Which Games Support Provably Fair Verification?

Not every game translates equally well to provably fair systems. The most common implementations include:

Dice games were the first provably fair application and remain the simplest. The hash output maps directly to a number on a 0-100 scale, and the player bets over or under a threshold.

Crash games use the seed combination to determine a multiplier that rises from 1x until it “crashes.” Players cash out before the crash point. The entire multiplier curve is predetermined by the hash.

Mines and Plinko map hash outputs to tile positions or ball paths, making every mine location or peg bounce verifiable.

Card games like blackjack and video poker use the hash to determine deck order. The full shuffle sequence is committed before cards are dealt, so the casino cannot stack the deck mid-hand.

Slots are the most complex implementation. Each spin’s symbol positions are derived from the hash, though the mapping between hash values and reel positions must be transparent for verification to be meaningful.

Why This Matters Beyond Crypto Enthusiasts

The significance of provably fair gaming extends beyond the crypto gambling niche. It represents a fundamental shift in the trust model between operators and players.

Traditional online casinos operate under a “trust but verify through regulators” model. Gaming commissions test RNG software, review payout percentages, and issue licenses. This works reasonably well but has limitations: audits are periodic, not continuous; regulators vary in rigor across jurisdictions; and players in unregulated markets have essentially no protection.

Provably fair flips the model to “verify, don’t trust.” The math is the regulator. A casino using provably fair cannot selectively manipulate outcomes for high-value bets or specific players without the tampering being immediately detectable. ToolsGambling provides free verification tools alongside 89+ other gambling calculators that help players make more informed decisions across all forms of gambling.

The Limitations You Should Know

Provably fair is not a complete solution to every trust issue in online gambling.

House edge still exists. Provably fair guarantees randomness, not profitability. A provably fair dice game with a 1% house edge will still take 1% of your money over time. The system ensures the edge is exactly what is advertised – nothing more.

Withdrawal trust remains separate. A casino can run perfectly provably fair games and still refuse to process withdrawals.

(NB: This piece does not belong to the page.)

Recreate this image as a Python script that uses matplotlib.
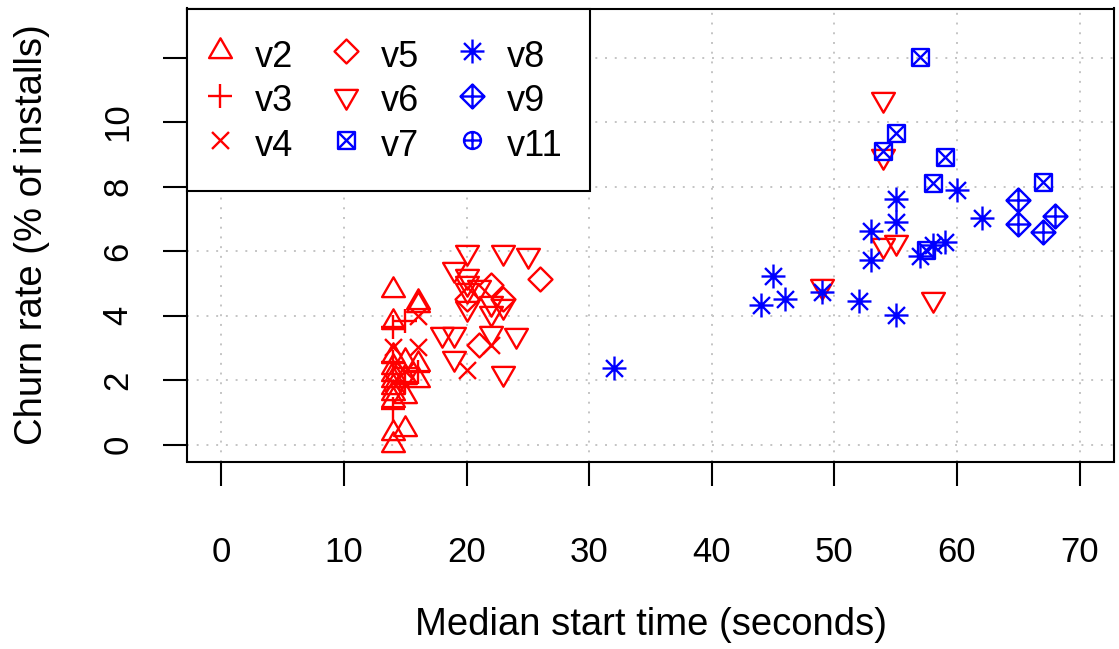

Cryptographic verification covers game outcomes, not business practices.

Seed rotation matters. If a casino does not rotate server seeds regularly or allows you to rotate them on demand, the system loses some of its protective value. Best practice is to rotate your client seed periodically and verify results from the previous seed batch.

Implementation quality varies. Not all provably fair implementations are equal. Some casinos publish the algorithm, others do not. Without knowing how the hash maps to game outcomes, you can verify the hash but not the fairness of the mapping itself.

Most players never verify. Studies of provably fair casinos suggest that fewer than 5% of players actually check their results. The system works whether you verify or not – the casino cannot know in advance which bets will be checked – but the deterrent effect depends on at least some players auditing outcomes.

The Practical Takeaway

Provably fair gaming does not eliminate the house edge, guarantee profits, or solve every trust problem in online gambling. What it does is remove one specific and significant risk: the possibility that a casino is manipulating individual game outcomes.

If you play at a provably fair casino, take advantage of the system. Rotate your client seed, save your server seed hashes, and periodically verify results. The technology only works as a trust mechanism if players actually use it.

For everyone else, provably fair represents the direction online gambling transparency is heading. As blockchain infrastructure matures and more operators adopt cryptographic verification, the era of “just trust us” is gradually ending.